Don’t get me wrong, there was a lot of talent on the teams Thompson coached. But what made them winners, and national champions, was the intimidating ferociousness that was aptly branded as Hoya Paranoia. These teams gave forty minutes of hell real meaning. They had an attitude that defeated many teams before the game even started.
A couple of examples. Patrick Ewing spent the first half of his first season getting into a fight almost every game. He understood that he needed to send a message to all of college basketball that he would not be backed down. Don’t forget the beginning of the 1982 finals where Ewing goal-tended the first 3 or 4 shots taken by North Carolina. Taken on talent alone, the Hoyas were not a match with Jordan, Worthy and Sam Perkins. But they took it down to the wire because of their toughness.
And Michael Graham. He just looked scary and played even tougher. Not a great basketball player by any stretch of the imagination. But his presence in 1984 made the difference and his absence in 1985 did also.
And don’t forget the towering presence of Thompson roaming the sidelines engaging in a loud and profane dialogue with almost everyone in the building. If you thing opposing coaches and teams were not intimidated you’d be wrong.

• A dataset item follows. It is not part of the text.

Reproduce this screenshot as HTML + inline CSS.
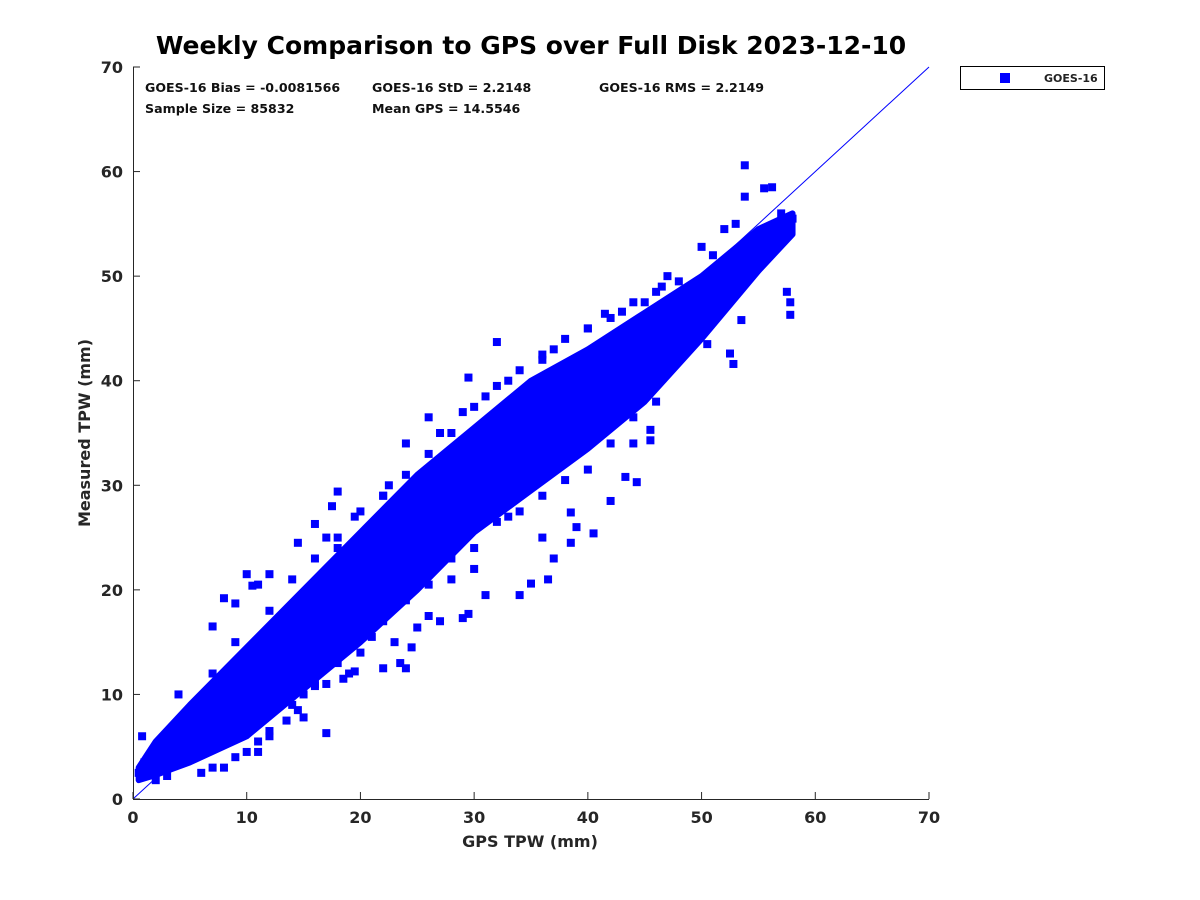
<!DOCTYPE html>
<html><head><meta charset="utf-8"><style>
html,body{margin:0;padding:0;background:#fff;}
svg{display:block;font-family:"DejaVu Sans","Liberation Sans",sans-serif;font-weight:bold;}
</style></head><body>
<svg id="chart" width="1200" height="900" viewBox="0 0 1200 900">
<rect width="1200" height="900" fill="#fff"/>
<text x="531" y="54" font-size="25" text-anchor="middle" fill="#000">Weekly Comparison to GPS over Full Disk 2023-12-10</text>
<g id="plot"></g>
<g font-size="12.6" fill="#111">
<text x="145" y="92">GOES-16 Bias = -0.0081566</text>
<text x="372" y="92">GOES-16 StD = 2.2148</text>
<text x="599" y="92">GOES-16 RMS = 2.2149</text>
<text x="145" y="113">Sample Size = 85832</text>
<text x="372" y="113">Mean GPS = 14.5546</text>
</g>
<g>
<rect x="960.5" y="66.5" width="144" height="23" fill="#fff" stroke="#000"/>
<rect x="1000" y="73" width="10" height="10" fill="#0000ff"/>
<text x="1044" y="82" font-size="11" fill="#222">GOES-16</text>
</g>
<text x="530" y="847" font-size="16" text-anchor="middle" fill="#262626">GPS TPW (mm)</text>
<text transform="translate(90,433) rotate(-90)" font-size="16" text-anchor="middle" fill="#262626">Measured TPW (mm)</text>
</svg>
<script>
const xTicks=[0,10,20,30,40,50,60,70];
const yTicks=[0,10,20,30,40,50,60,70];
// dense core envelope: gps bins with lower/upper measured values
const coreX=[0.5,2,5,10,15,20,25,30,35,40,45,50,55,58];
const coreLo=[1.8,2.3,3.5,6,10.5,15,20,25.5,29.5,33.5,38,44,50.5,54];
const coreHi=[3,5.5,9,14.5,20,25.5,31,35.5,40,43,46.5,50,54.5,56];
const ptX=[53.8,53.8,55.5,56.2,57.5,57.8,57.8,53.5,52.5,52.8,50.5,48.5,40.5,43.3,44.3,45.5,45.5,48.2,38.5,37,36.5,38.5,34,35,31,29,29.5,27,25,26,24,23.5,24.5,22,19,19.5,20,18.5,15,16,17,19,21,14.5,13.5,12,11,17,15,8,9,10,10.5,12,11,14.5,16,17,18,17.5,18,19.5,22,22.5,24,26,27,29,29.5,31,33,32,36,37,40,41.5,43,45,46.5,47,50,51,52,53,0.8,0.5,1,6,8,9,6,7,5,4,56,57,58,54,55,42,44,46,47,39,36,33,30,28,26,23,21,13,12,3,2,11,7,51,49,7,9,12,14,16,18,20,22,24,26,28,30,32,34,36,38,40,42,44,46,48,10,12,14,16,18,20,22,24,26,28,30,32,34,36,38,40,42,44];
const ptY=[60.6,57.6,58.4,58.5,48.5,47.5,46.3,45.8,42.6,41.6,43.5,44.2,25.4,30.8,30.3,34.3,35.3,42.6,27.4,23,21,24.5,19.5,20.6,19.5,17.3,17.7,17,16.4,17.5,12.5,13,14.5,12.5,12,12.2,14,11.5,10,10.8,11,16,18,8.5,7.5,6,5.5,6.3,7.8,19.2,18.7,21.5,20.4,21.5,20.5,24.5,26.3,25,24,28,29.4,27,29,30,34,36.5,35,37,40.3,38.5,40,43.7,42,43,45,46.4,46.6,47.5,49,50,52.8,52,54.5,55,6,2.5,3.5,2.5,3,4,9,16.5,8,10,54,56,55.5,52.5,51.5,28.5,34,38,45.5,26,25,27,22,21,20.5,15,15.5,14,13,2.2,1.8,4.5,3,46,47,12,15,18,21,23,25,27.5,29,31,33,35,37.5,39.5,41,42.5,44,45,46,47.5,48.5,49.5,4.5,6.5,9,11,13,15.5,17,19,21.5,23,24,26.5,27.5,29,30.5,31.5,34,36.5];
const X0=133,X1=929,Y0=799,Y1=67;
const sx=v=>X0+(v-0)/(70-0)*(X1-X0);
const sy=v=>Y0-(v-0)/(70-0)*(Y0-Y1);
const NS='http://www.w3.org/2000/svg';
const plot=document.getElementById('plot');
function mk(t,a){const e=document.createElementNS(NS,t);for(const k in a)e.setAttribute(k,a[k]);plot.appendChild(e);return e;}
let pts=[];
for(let i=0;i<coreX.length;i++)pts.push(sx(coreX[i])+','+sy(coreHi[i]));
for(let i=coreX.length-1;i>=0;i--)pts.push(sx(coreX[i])+','+sy(coreLo[i]));
const core=mk('polygon',{points:pts.join(' '),fill:'#0000ff',stroke:'#0000ff','stroke-width':'6','stroke-linejoin':'round'});


for(let i=0;i<ptX.length;i++){
 const r=mk('rect',{x:sx(ptX[i])-4,y:sy(ptY[i])-4,width:8,height:8,fill:'#0000ff'});
 
 
}
const ln=mk('line',{x1:sx(0),y1:sy(0),x2:sx(70),y2:sy(70),stroke:'#0000ff','stroke-width':1});


const ax=mk('path',{d:`M${X0+0.5},${Y1}V${Y0+0.5}H${X1}`,fill:'none',stroke:'#262626','stroke-width':1});


xTicks.forEach(v=>{
 const t=mk('line',{x1:sx(v),y1:Y0,x2:sx(v),y2:Y0-7,stroke:'#262626'});
 
 
 const l=mk('text',{x:sx(v),y:Y0+24,'font-size':16,'text-anchor':'middle',fill:'#262626'});
 l.textContent=v;
 
 
});
yTicks.forEach(v=>{
 const t=mk('line',{x1:X0,y1:sy(v),x2:X0+7,y2:sy(v),stroke:'#262626'});
 
 
 const l=mk('text',{x:X0-10,y:sy(v)+6,'font-size':16,'text-anchor':'end',fill:'#262626'});
 l.textContent=v;
 
 
});
</script>
</body></html>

Georgetown’s national championship was technically won on a Monday night in Seattle against Houston and Hakeem. They really won that championship playing an extremely talented Kentucky team on Saturday. During the second half, Georgetown held a great team scoreless for 9:45. Not a single point in almost ten minutes in the national semifinals. It wasn’t just bad shooting. If you ever get a chance to see a tape of the game, look at the faces of the Kentucky players walking off the court. They were totally demoralized, intimidated and stunned by the end of the second half – a team with several first round NBA picks.

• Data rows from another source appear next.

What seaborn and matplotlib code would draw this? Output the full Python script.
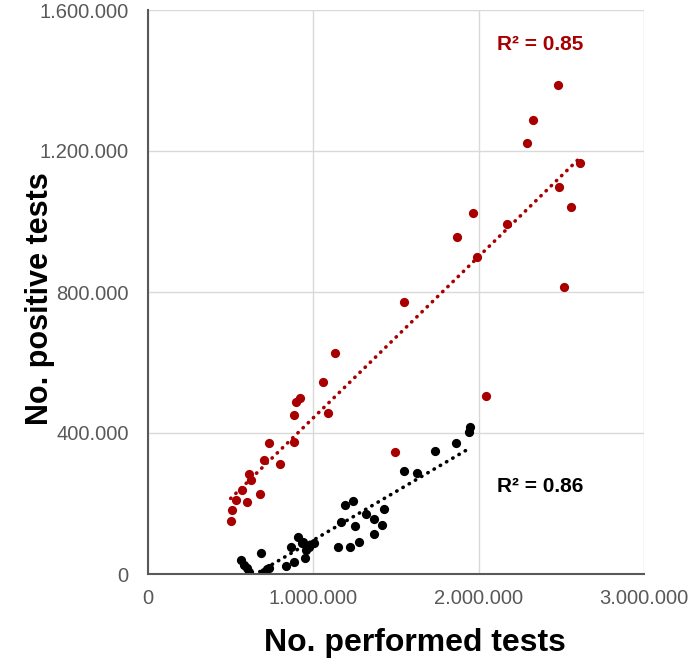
import numpy as np
import pandas as pd
import seaborn as sns
import matplotlib.pyplot as plt
from matplotlib.ticker import FuncFormatter

# Red series: performed tests vs positive tests
red_x = [2480000, 2327000, 2295000, 2615000, 2488000, 2559000, 1968000, 1871000,
         2174000, 1992000, 2519000, 1549000, 1133000, 1061000, 920000, 893000,
         885000, 1087000, 885000, 734000, 702000, 799000, 613000, 623000,
         567000, 532000, 678000, 597000, 508000, 500000, 1492000, 2047000]
red_y = [1386000, 1289000, 1222000, 1165000, 1099000, 1041000, 1023000, 956000,
         993000, 899000, 813000, 772000, 626000, 544000, 499000, 487000,
         450000, 458000, 375000, 372000, 323000, 311000, 283000, 267000,
         237000, 211000, 226000, 203000, 181000, 150000, 345000, 505000]

# Black series
black_x = [1948000, 1940000, 1863000, 1734000, 1549000, 1630000, 1190000, 1238000,
           1430000, 1317000, 1367000, 1168000, 1254000, 1416000, 1367000, 1279000,
           1149000, 1220000, 907000, 940000, 1004000, 972000, 954000, 863000,
           948000, 885000, 837000, 686000, 718000, 702000, 563000, 581000,
           597000, 613000, 734000, 930000]
black_y = [416000, 404000, 371000, 349000, 292000, 286000, 196000, 206000,
           184000, 170000, 157000, 148000, 135000, 139000, 113000, 91000,
           77000, 76000, 105000, 90000, 87000, 78000, 68000, 76000,
           46000, 35000, 24000, 60000, 13000, 7000, 40000, 26000,
           16000, 7000, 18000, 88000]

r2_labels = ["R\u00b2 = 0.85", "R\u00b2 = 0.86"]
x_ticks = [0, 1000000, 2000000, 3000000]
y_ticks = [0, 400000, 800000, 1200000, 1600000]

RED = "#a80000"
BLACK = "#000000"

sns.set_style("white")
plt.rcParams['font.family'] = ['Liberation Sans', 'DejaVu Sans']

fig = plt.figure(figsize=(6.89, 6.72), dpi=100)
ax = fig.add_axes([148 / 689, 1 - 574 / 672, 496 / 689, 564 / 672])

line_style = dict(linestyle=(0, (0.1, 1.9)), linewidth=2.6, dash_capstyle="round")
for xs, ys, col in [(red_x, red_y, RED), (black_x, black_y, BLACK)]:
    df = pd.DataFrame({"x": xs, "y": ys})
    sns.regplot(data=df, x="x", y="y", ax=ax, ci=None, truncate=True,
                scatter_kws=dict(s=44, color=col, linewidths=0, alpha=1, zorder=3),
                line_kws=dict(color=col, zorder=2, **line_style))

ax.set_xlim(0, 3000000)
ax.set_ylim(0, 1600000)
ax.set_xticks(x_ticks)
ax.set_yticks(y_ticks)
fmt = FuncFormatter(lambda v, p: f"{v:,.0f}".replace(",", "."))
ax.xaxis.set_major_formatter(fmt)
ax.yaxis.set_major_formatter(fmt)
ax.tick_params(axis="both", length=0, labelsize=14.5, labelcolor="#595959")
ax.tick_params(axis="x", pad=11)
ax.tick_params(axis="y", pad=14)

ax.grid(True, color="#d9d9d9", linewidth=1)
ax.set_axisbelow(True)
for side in ["top", "right"]:
    ax.spines[side].set_visible(False)
for side in ["left", "bottom"]:
    ax.spines[side].set_color("#595959")
    ax.spines[side].set_linewidth(1.5)
    ax.spines[side].set_zorder(4)

ax.set_xlabel("No. performed tests", fontsize=23, fontweight="bold", color="black")
ax.set_ylabel("No. positive tests", fontsize=22, fontweight="bold", color="black")
ax.xaxis.set_label_coords(0.538, -0.095)
ax.yaxis.set_label_coords(-0.187, 0.489)
ax.xaxis.label.set_va("top")

ax.text(2111000, 1501000, r2_labels[0], color=RED, fontsize=15, fontweight="bold",
        ha="left", va="center")
ax.text(2111000, 247000, r2_labels[1], color=BLACK, fontsize=15, fontweight="bold",
        ha="left", va="center")

fig.savefig("out.png", dpi=100)
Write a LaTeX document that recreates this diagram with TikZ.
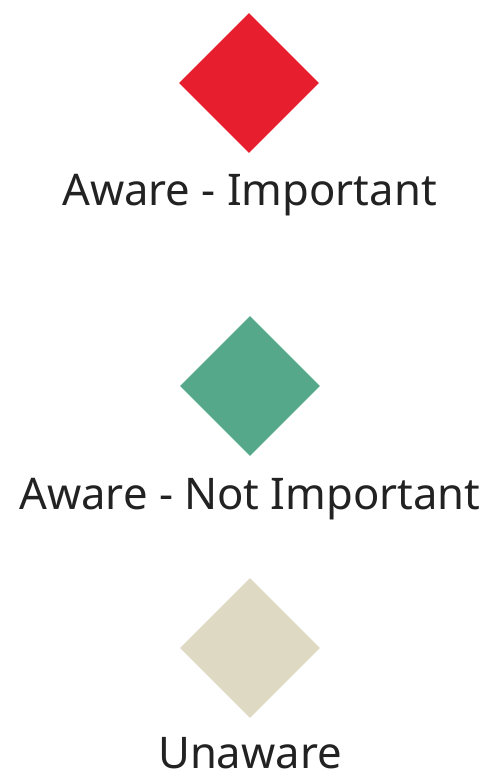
\documentclass[tikz,border=0pt]{standalone}
\usepackage{fontspec}
\setmainfont{Noto Sans}
\usetikzlibrary{shapes.geometric}
\definecolor{awareimp}{HTML}{E61E2D}
\definecolor{awarenot}{HTML}{55A98A}
\definecolor{unaware}{HTML}{DDD9C3}
\definecolor{labeltext}{HTML}{222222}
\tikzset{
  keymark/.style={diamond, minimum width=3.5cm, minimum height=3.5cm,
    inner sep=0pt, draw=none},
  keylabel/.style={anchor=base, text=labeltext, inner sep=0pt,
    font=\fontsize{31}{37}\selectfont}
}
\begin{document}
\begin{tikzpicture}[x=0.025cm, y=-0.025cm]
  % canvas 488 x 777 px
  \useasboundingbox (0, 0) rectangle (488, 777);
  % Legend markers
  \node[keymark, fill=awareimp] (impmark) at (249, 83) {};
  \node[keymark, fill=awarenot] (notmark) at (250, 386) {};
  \node[keymark, fill=unaware]  (unmark)  at (250, 648) {};
  % Legend labels
  \node[keylabel] (implabel) at (249.5, 205) {Aware - Important};
  \node[keylabel] (notlabel) at (250, 509) {Aware - Not Important};
  \node[keylabel] (unlabel)  at (250, 768) {Unaware};
\end{tikzpicture}
\end{document}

So what has this got to do with this year’s team beyond an interesting family comparison? Does it mean the cerebral, deliberate Hoyas squad can’t be national champions? Not at all. Does it mean we need to get more intimidating, tough and arrogant? That wouldn’t be so bad.
Teams that intimidate physically and mentally almost always win at the college level. There are a lot of ways to do it. Coach K is the best there is right now. He intimidates the referees, opposing players and coaches and even the NCAA –just look at his bracket last year.
The single best example of the importance of attitude and toughness is Duke versus UNLV. In the 1990 finals, UNLV led by Larry Johnson, Stacey Augmon and Andersen Hunt blew Duke out by 30 points. They didn’t just beat them, they destroyed them mentally and physically like a Thompson team of the 80’s.
That was more than Coach K could take. The next year the same two teams played with the same rosters and Duke won. Coach K changed the makeup of the team without making a single roster change or bringing in a new five star recruit. It became Christian Laettner’s team, they were tough, chippy and never backed down. They didn’t become more skilled, developed more speed or jumping ability, they just got a lot tougher. As much as we all hate both of them, you can’t deny the success.
Georgetown has the talent to go a long way in 2011. To go all the way however, I think they’ll need to do more intimidating and less back cuts. You don’t have to be 6’10", profane and scary to intimidate like Thompson Jr. did. You do need to strike fear into the other team. So it will be fun to watch this year if both JTIII and Austin and Chris can channel some of Dad and the spirit of Michael Graham. They don’t need to change offensive philosophy or personnel.
Remember what Duke did, they changed their mindset, they got tougher, they became even more arrogant and intimidating than Tarkanian’s Running Rebels.
We know that we have that in us, as evidenced by the Duke game last year. But can we sustain that over a whole season?
They’ll be fun to watch no matter what this year. They are talented, seasoned and (Hoya Talk alert) seem like really good young men. How far they’ll go I think will be directly related to how aggressive, tough and yes, arrogant, both team and coach can become.